Task details: Each line from the line with "Give me the matplotlib source for this chart." to the line with "0.1595, 0.150, 0.1249, 0.0998, 0.0747, 0.0495, 0.0313]", inclusive, is to be repeated exactly; no other line and no picture belongs in the copy.

Collected data
###

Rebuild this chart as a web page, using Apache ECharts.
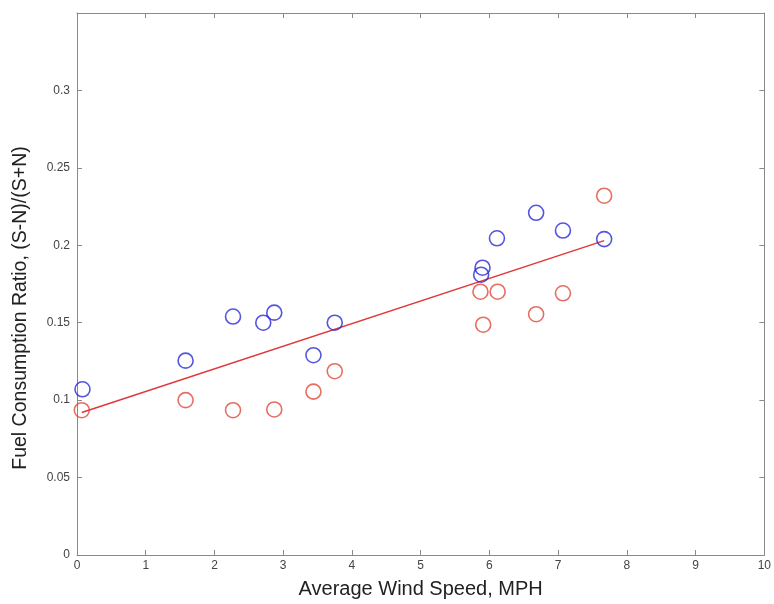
<!DOCTYPE html>
<html>
<head>
<meta charset="utf-8">
<script src="https://cdn.jsdelivr.net/npm/echarts@6/dist/echarts.min.js"></script>
<style>html,body{margin:0;padding:0;background:#fff;overflow:hidden;}#c{width:774px;height:604px;}</style>
</head>
<body>
<div id="c"></div>
<script>
// Blue series (S-N)/(S+N) values
const blueX = [0.08, 1.58, 2.27, 2.71, 2.87, 3.44, 3.75, 5.90, 5.88, 6.11, 6.68, 7.07, 7.67];
const blueY = [0.107, 0.1255, 0.154, 0.150, 0.1565, 0.129, 0.150, 0.1855, 0.181, 0.2045, 0.221, 0.2095, 0.204];
// Red series
const redX = [0.07, 1.58, 2.27, 2.87, 3.44, 3.75, 5.87, 6.12, 5.91, 6.68, 7.07, 7.67];
const redY = [0.0935, 0.100, 0.0935, 0.094, 0.1055, 0.1187, 0.170, 0.170, 0.1487, 0.1555, 0.169, 0.232];
// Linear fit endpoints
const fitX = [0.07, 7.67];
const fitY = [0.092, 0.203];
// Axis ticks
const xTicks = [0, 1, 2, 3, 4, 5, 6, 7, 8, 9, 10];
const yTicks = [0, 0.05, 0.1, 0.15, 0.2, 0.25, 0.3];

const pairs = (xs, ys) => xs.map((x, i) => [x, ys[i]]);
const frame = '#8a8a8a';
const font = '"Liberation Sans", Arial, sans-serif';

const chart = echarts.init(document.getElementById('c'), null, {renderer: 'canvas'});
chart.setOption({
  animation: false,
  backgroundColor: '#ffffff',
  grid: {left: 77, right: 2, top: 13, bottom: 47, containLabel: false},
  xAxis: [{
    type: 'value', min: 0, max: 10, interval: 1,
    name: 'Average Wind Speed, MPH', nameLocation: 'middle', nameGap: 24,
    nameTextStyle: {fontFamily: font, fontSize: 20, color: '#222'},
    axisLine: {show: true, onZero: false, lineStyle: {color: frame, width: 1}},
    axisTick: {show: true, inside: true, length: 5, lineStyle: {color: frame}},
    axisLabel: {fontFamily: font, fontSize: 12, color: '#444', margin: 5,
      formatter: v => xTicks.includes(v) ? String(v) : ''},
    splitLine: {show: false}
  }, {
    type: 'value', position: 'top', min: 0, max: 10, interval: 1,
    axisLine: {show: true, onZero: false, lineStyle: {color: frame, width: 1}},
    axisTick: {show: true, inside: true, length: 5, lineStyle: {color: frame}},
    axisLabel: {show: false}, splitLine: {show: false}
  }],
  yAxis: [{
    type: 'value', min: 0, max: 0.35, interval: 0.05,
    name: 'Fuel Consumption Ratio, (S-N)/(S+N)', nameLocation: 'middle', nameGap: 46,
    nameTextStyle: {fontFamily: font, fontSize: 19.5, color: '#222', padding: [0, 48, 0, 0]},
    axisLine: {show: true, onZero: false, lineStyle: {color: frame, width: 1}},
    axisTick: {show: true, inside: true, length: 5, lineStyle: {color: frame}},
    axisLabel: {fontFamily: font, fontSize: 12, color: '#444', margin: 7,
      formatter: v => {
        const t = yTicks.find(y => Math.abs(y - v) < 1e-9);
        return t === undefined ? '' : String(t);
      }},
    splitLine: {show: false}
  }, {
    type: 'value', position: 'right', min: 0, max: 0.35, interval: 0.05,
    axisLine: {show: true, onZero: false, lineStyle: {color: frame, width: 1}},
    axisTick: {show: true, inside: true, length: 5, lineStyle: {color: frame}},
    axisLabel: {show: false}, splitLine: {show: false}
  }],
  series: [{
    type: 'line', data: pairs(fitX, fitY), showSymbol: false, symbol: 'none',
    lineStyle: {color: '#e03838', width: 1.5}, z: 2
  }, {
    type: 'scatter', data: pairs(blueX, blueY), symbol: 'circle', symbolSize: 15,
    itemStyle: {color: 'rgba(0,0,0,0)', borderColor: '#2b2bd6', borderWidth: 1.6}, z: 3
  }, {
    type: 'scatter', data: pairs(redX, redY), symbol: 'circle', symbolSize: 15,
    itemStyle: {color: 'rgba(0,0,0,0)', borderColor: '#e04a3a', borderWidth: 1.6}, z: 3
  }]
});
</script>
</body>
</html>
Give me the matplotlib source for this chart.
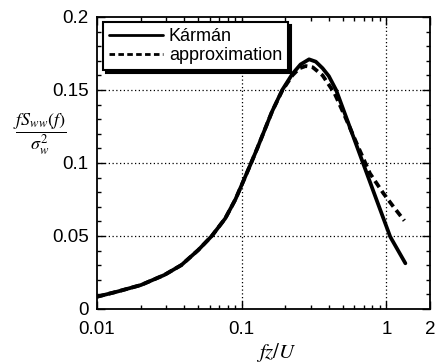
"""Karman spectrum vs. its approximation, normalised by variance."""
import matplotlib
matplotlib.use("Agg")
import matplotlib.pyplot as plt
from matplotlib.ticker import FixedLocator, MultipleLocator, NullFormatter

plt.rcParams["font.family"] = ["Liberation Sans", "DejaVu Sans"]
plt.rcParams["mathtext.fontset"] = "stix"

# values
karman_x = [0.01, 0.0138, 0.0201, 0.0292, 0.0383, 0.0501, 0.0621, 0.0769, 0.0904,
            0.1, 0.115, 0.128, 0.162, 0.1905, 0.224, 0.255, 0.292, 0.325, 0.362,
            0.40, 0.449, 0.557, 0.69, 0.855, 1.062, 1.352]
karman_y = [0.0084, 0.0119, 0.0164, 0.0233, 0.0301, 0.0404, 0.050, 0.062, 0.075,
            0.085, 0.099, 0.110, 0.1352, 0.150, 0.161, 0.1675, 0.171, 0.1694, 0.1649,
            0.1595, 0.150, 0.1249, 0.0998, 0.0747, 0.0495, 0.0313]

approx_x = [0.01, 0.0138, 0.0201, 0.0292, 0.0383, 0.0501, 0.0621, 0.0769, 0.0904,
            0.1, 0.115, 0.128, 0.162, 0.1905, 0.224, 0.25, 0.277, 0.31, 0.362,
            0.438, 0.518, 0.637, 0.769, 0.953, 1.119, 1.33]
approx_y = [0.0084, 0.0119, 0.0164, 0.0233, 0.0301, 0.0404, 0.050, 0.062, 0.075,
            0.085, 0.099, 0.110, 0.1352, 0.1495, 0.160, 0.1648, 0.1664, 0.1655, 0.160,
            0.1477, 0.1317, 0.1112, 0.0929, 0.0792, 0.070, 0.0605]

x_ticks = [0.01, 0.1, 1, 2]
x_labels = ["0.01", "0.1", "1", "2"]
y_ticks = [0, 0.05, 0.1, 0.15, 0.2]
y_labels = ["0", "0.05", "0.1", "0.15", "0.2"]

fig = plt.figure(figsize=(4.38, 3.63), dpi=100)
ax = fig.add_axes([0.2215, 0.1488, 0.7602, 0.8044])

ax.plot(karman_x, karman_y, color="black", lw=2.7, label="Kármán",
        solid_capstyle="round", solid_joinstyle="round")
ax.plot(approx_x, approx_y, color="black", lw=2.7, ls=(0, (2.0, 1.2)),
        label="approximation")

ax.set_xscale("log")
ax.set_xlim(0.01, 2)
ax.set_ylim(0, 0.2)
ax.xaxis.set_major_locator(FixedLocator(x_ticks))
ax.set_xticklabels(x_labels)
ax.xaxis.set_minor_formatter(NullFormatter())
ax.set_yticks(y_ticks)
ax.set_yticklabels(y_labels)
ax.yaxis.set_minor_locator(MultipleLocator(0.01))

ax.tick_params(which="both", direction="in", top=True, right=True,
               labelsize=13.5, width=1)
ax.tick_params(which="major", length=6)
ax.tick_params(which="minor", length=3)
ax.tick_params(axis="x", which="major", pad=9)
ax.tick_params(axis="y", which="major", pad=6)
for s in ax.spines.values():
    s.set_linewidth(1.3)

for gx in (0.1, 1):
    ax.axvline(gx, color="black", ls=(0, (1, 2)), lw=0.9, zorder=0)
for gy in (0.05, 0.1, 0.15):
    ax.axhline(gy, color="black", ls=(0, (1, 2)), lw=0.9, zorder=0)

leg = ax.legend(loc="upper left", bbox_to_anchor=(0.018, 0.983), borderaxespad=0,
                fontsize=13, handlelength=3.0, handletextpad=0.3,
                borderpad=0.35, labelspacing=0.1, fancybox=False,
                shadow={"color": "black", "alpha": 1})
leg.get_frame().set_edgecolor("black")
leg.get_frame().set_linewidth(1.5)
leg.get_frame().set_alpha(1)
for h in leg.get_lines():
    h.set_linewidth(2.0)

ax.set_xlabel(r"$fz/U$", fontsize=15)
ax.xaxis.set_label_coords(0.54, -0.11)
fig.text(0.09, 0.63, r"$\dfrac{fS_{ww}(f)}{\sigma_w^2}$", fontsize=13,
         ha="center", va="center")

fig.savefig("out.png", dpi=100)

###

Problem solution:
Give me the matplotlib source for this chart.
"""Karman spectrum vs. its approximation, normalised by variance."""
import matplotlib
matplotlib.use("Agg")
import matplotlib.pyplot as plt
from matplotlib.ticker import FixedLocator, MultipleLocator, NullFormatter

plt.rcParams["font.family"] = ["Liberation Sans", "DejaVu Sans"]
plt.rcParams["mathtext.fontset"] = "stix"

# values
karman_x = [0.01, 0.0138, 0.0201, 0.0292, 0.0383, 0.0501, 0.0621, 0.0769, 0.0904,
            0.1, 0.115, 0.128, 0.162, 0.1905, 0.224, 0.255, 0.292, 0.325, 0.362,
            0.40, 0.449, 0.557, 0.69, 0.855, 1.062, 1.352]
karman_y = [0.0084, 0.0119, 0.0164, 0.0233, 0.0301, 0.0404, 0.050, 0.062, 0.075,
            0.085, 0.099, 0.110, 0.1352, 0.150, 0.161, 0.1675, 0.171, 0.1694, 0.1649,
            0.1595, 0.150, 0.1249, 0.0998, 0.0747, 0.0495, 0.0313]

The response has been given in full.